Given instruction
Transcribe the whole listing without a single picture.

····················

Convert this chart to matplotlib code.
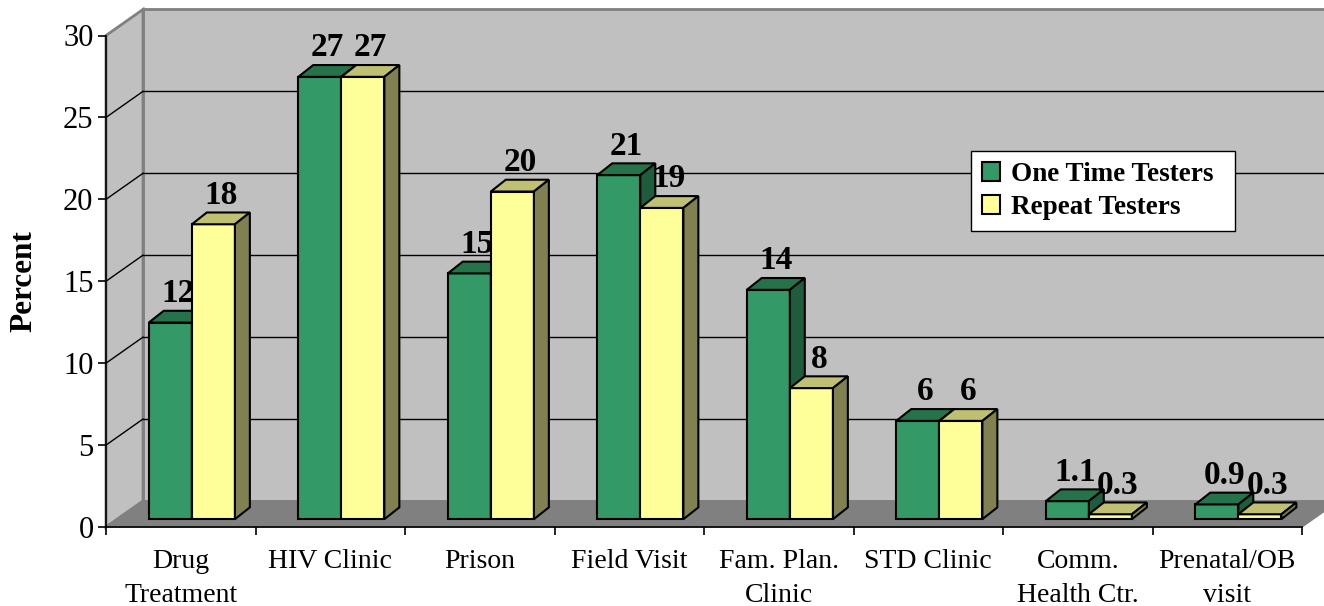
import matplotlib
matplotlib.use("Agg")
import matplotlib.pyplot as plt
from matplotlib.patches import Polygon, Patch

plt.rcParams['font.family'] = ['Liberation Serif', 'DejaVu Serif']

categories = ["Drug\nTreatment", "HIV Clinic", "Prison", "Field Visit",
              "Fam. Plan.\nClinic", "STD Clinic", "Comm.\nHealth Ctr.",
              "Prenatal/OB\nvisit"]
one_time = [12, 27, 15, 21, 14, 6, 1.1, 0.9]
repeat = [18, 27, 20, 19, 8, 6, 0.3, 0.3]
series_names = ["One Time Testers", "Repeat Testers"]
yticks = [0, 5, 10, 15, 20, 25, 30]

# colours: front, top, side
green = ("#339966", "#267349", "#1f5c3d")
yellow = ("#FFFF99", "#C0C073", "#808050")

# oblique depth of the "3D" box (in data units)
DX, DY = 0.2475, 1.59
x0, x1 = -0.5, len(categories) - 0.5
ymax = 30
bar_w = 0.288
shift = 0.3          # bars sit 30% into the depth
bdx, bdy = 0.10, 0.72  # bar depth

fig = plt.figure(figsize=(13.24, 6.06), dpi=100)
ax = fig.add_axes([106 / 1324, 79 / 606, 1196 / 1324, 491.5 / 606])
ax.set_xlim(x0, x1)
ax.set_ylim(0, ymax)
ax.patch.set_alpha(0)


def poly(pts, fc, ec="none", lw=1.0, z=1):
    ax.add_patch(Polygon(pts, closed=True, facecolor=fc, edgecolor=ec,
                         linewidth=lw, zorder=z, clip_on=False,
                         joinstyle="miter"))


# walls and floor
poly([(x0 + DX, DY), (x1 + DX, DY), (x1 + DX, ymax + DY), (x0 + DX, ymax + DY)],
     "#C0C0C0", "#808080", 2, z=0.5)
poly([(x0, 0), (x0 + DX, DY), (x0 + DX, ymax + DY), (x0, ymax)],
     "#C0C0C0", "#808080", 2, z=0.6)
poly([(x0, 0), (x1, 0), (x1 + DX, DY), (x0 + DX, DY)], "#808080", "#808080",
     1, z=0.7)

for y in yticks[1:-1]:
    ax.plot([x0 + DX, x1 + DX], [y + DY, y + DY], color="black", lw=1,
            zorder=0.8, clip_on=False)
    ax.plot([x0, x0 + DX], [y, y + DY], color="black", lw=1, zorder=0.8,
            clip_on=False)

# bars
for i in range(len(categories)):
    c = i + shift * DX
    by = shift * DY
    for k, (v, col) in enumerate([(one_time[i], green), (repeat[i], yellow)]):
        left = c - bar_w + k * bar_w
        right = left + bar_w
        z = 3 + i * 0.1 + k * 0.01
        poly([(left, by), (right, by), (right, by + v), (left, by + v)],
             col[0], "black", 1.5, z)
        poly([(left, by + v), (right, by + v), (right + bdx, by + v + bdy),
              (left + bdx, by + v + bdy)], col[1], "black", 1.5, z)
        poly([(right, by), (right + bdx, by + bdy), (right + bdx, by + v + bdy),
              (right, by + v)], col[2], "black", 1.5, z)
        ax.text((left + right) / 2 + bdx / 2, by + v + bdy + 0.1, f"{v:g}",
                ha="center", va="bottom", fontsize=24, fontweight="bold",
                zorder=10)

# axes
for s in ["top", "right"]:
    ax.spines[s].set_visible(False)
ax.spines["left"].set_zorder(2)
ax.spines["bottom"].set_zorder(2)
ax.spines["left"].set_linewidth(1.2)
ax.spines["bottom"].set_linewidth(1.2)
ax.set_yticks(yticks)
ax.tick_params(axis="y", direction="out", length=6, width=1.2, labelsize=22,
               pad=3)
ax.set_xticks(range(len(categories)))
ax.set_xticklabels(categories, fontsize=20, linespacing=1.5)
ax.set_xticks([x0 + j for j in range(len(categories) + 1)], minor=True)
ax.tick_params(axis="x", which="major", length=0, pad=15.5)
ax.tick_params(axis="x", which="minor", direction="out", length=6, width=1.2)

ax.set_ylabel("Percent", fontsize=22.5, fontweight="bold", labelpad=18)

handles = [Patch(facecolor=green[0], edgecolor="black", lw=1.5),
           Patch(facecolor=yellow[0], edgecolor="black", lw=1.5)]
leg = ax.legend(handles, series_names, loc="upper left",
                bbox_to_anchor=(0.723, 0.605, 0.221, 0.159), mode="expand",
                borderaxespad=0, fancybox=False, framealpha=1,
                edgecolor="black", handlelength=0.7, handleheight=0.7,
                handletextpad=0.4, labelspacing=0.3,
                prop={"size": 19.5, "weight": "bold"})
leg.set_zorder(20)
leg.get_frame().set_linewidth(1.0)

fig.savefig("out.png", dpi=100, facecolor="white")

····················

Solution to this exercise
Convert this chart to matplotlib code.
import matplotlib
matplotlib.use("Agg")
import matplotlib.pyplot as plt
from matplotlib.patches import Polygon, Patch

plt.rcParams['font.family'] = ['Liberation Serif', 'DejaVu Serif']

categories = ["Drug\nTreatment", "HIV Clinic", "Prison", "Field Visit",
              "Fam. Plan.\nClinic", "STD Clinic", "Comm.\nHealth Ctr.",
              "Prenatal/OB\nvisit"]
one_time = [12, 27, 15, 21, 14, 6, 1.1, 0.9]
repeat = [18, 27, 20, 19, 8, 6, 0.3, 0.3]
series_names = ["One Time Testers", "Repeat Testers"]
yticks = [0, 5, 10, 15, 20, 25, 30]

# colours: front, top, side
green = ("#339966", "#267349", "#1f5c3d")
yellow = ("#FFFF99", "#C0C073", "#808050")

# oblique depth of the "3D" box (in data units)
DX, DY = 0.2475, 1.59
x0, x1 = -0.5, len(categories) - 0.5
ymax = 30
bar_w = 0.288
shift = 0.3          # bars sit 30% into the depth
bdx, bdy = 0.10, 0.72  # bar depth

fig = plt.figure(figsize=(13.24, 6.06), dpi=100)
ax = fig.add_axes([106 / 1324, 79 / 606, 1196 / 1324, 491.5 / 606])
ax.set_xlim(x0, x1)
ax.set_ylim(0, ymax)
ax.patch.set_alpha(0)


def poly(pts, fc, ec="none", lw=1.0, z=1):
    ax.add_patch(Polygon(pts, closed=True, facecolor=fc, edgecolor=ec,
                         linewidth=lw, zorder=z, clip_on=False,
                         joinstyle="miter"))


# walls and floor
poly([(x0 + DX, DY), (x1 + DX, DY), (x1 + DX, ymax + DY), (x0 + DX, ymax + DY)],
     "#C0C0C0", "#808080", 2, z=0.5)
poly([(x0, 0), (x0 + DX, DY), (x0 + DX, ymax + DY), (x0, ymax)],
     "#C0C0C0", "#808080", 2, z=0.6)
poly([(x0, 0), (x1, 0), (x1 + DX, DY), (x0 + DX, DY)], "#808080", "#808080",
     1, z=0.7)

for y in yticks[1:-1]:
    ax.plot([x0 + DX, x1 + DX], [y + DY, y + DY], color="black", lw=1,
            zorder=0.8, clip_on=False)
    ax.plot([x0, x0 + DX], [y, y + DY], color="black", lw=1, zorder=0.8,
            clip_on=False)

# bars
for i in range(len(categories)):
    c = i + shift * DX
    by = shift * DY
    for k, (v, col) in enumerate([(one_time[i], green), (repeat[i], yellow)]):
        left = c - bar_w + k * bar_w
        right = left + bar_w
        z = 3 + i * 0.1 + k * 0.01
        poly([(left, by), (right, by), (right, by + v), (left, by + v)],
             col[0], "black", 1.5, z)
        poly([(left, by + v), (right, by + v), (right + bdx, by + v + bdy),
              (left + bdx, by + v + bdy)], col[1], "black", 1.5, z)
        poly([(right, by), (right + bdx, by + bdy), (right + bdx, by + v + bdy),
              (right, by + v)], col[2], "black", 1.5, z)
        ax.text((left + right) / 2 + bdx / 2, by + v + bdy + 0.1, f"{v:g}",
                ha="center", va="bottom", fontsize=24, fontweight="bold",
                zorder=10)

# axes
for s in ["top", "right"]:
    ax.spines[s].set_visible(False)
ax.spines["left"].set_zorder(2)
ax.spines["bottom"].set_zorder(2)
ax.spines["left"].set_linewidth(1.2)
ax.spines["bottom"].set_linewidth(1.2)
ax.set_yticks(yticks)
ax.tick_params(axis="y", direction="out", length=6, width=1.2, labelsize=22,
               pad=3)
ax.set_xticks(range(len(categories)))
ax.set_xticklabels(categories, fontsize=20, linespacing=1.5)
ax.set_xticks([x0 + j for j in range(len(categories) + 1)], minor=True)
ax.tick_params(axis="x", which="major", length=0, pad=15.5)
ax.tick_params(axis="x", which="minor", direction="out", length=6, width=1.2)

ax.set_ylabel("Percent", fontsize=22.5, fontweight="bold", labelpad=18)

handles = [Patch(facecolor=green[0], edgecolor="black", lw=1.5),
           Patch(facecolor=yellow[0], edgecolor="black", lw=1.5)]
leg = ax.legend(handles, series_names, loc="upper left",
                bbox_to_anchor=(0.723, 0.605, 0.221, 0.159), mode="expand",
                borderaxespad=0, fancybox=False, framealpha=1,
                edgecolor="black", handlelength=0.7, handleheight=0.7,
                handletextpad=0.4, labelspacing=0.3,
                prop={"size": 19.5, "weight": "bold"})
leg.set_zorder(20)
leg.get_frame().set_linewidth(1.0)

fig.savefig("out.png", dpi=100, facecolor="white")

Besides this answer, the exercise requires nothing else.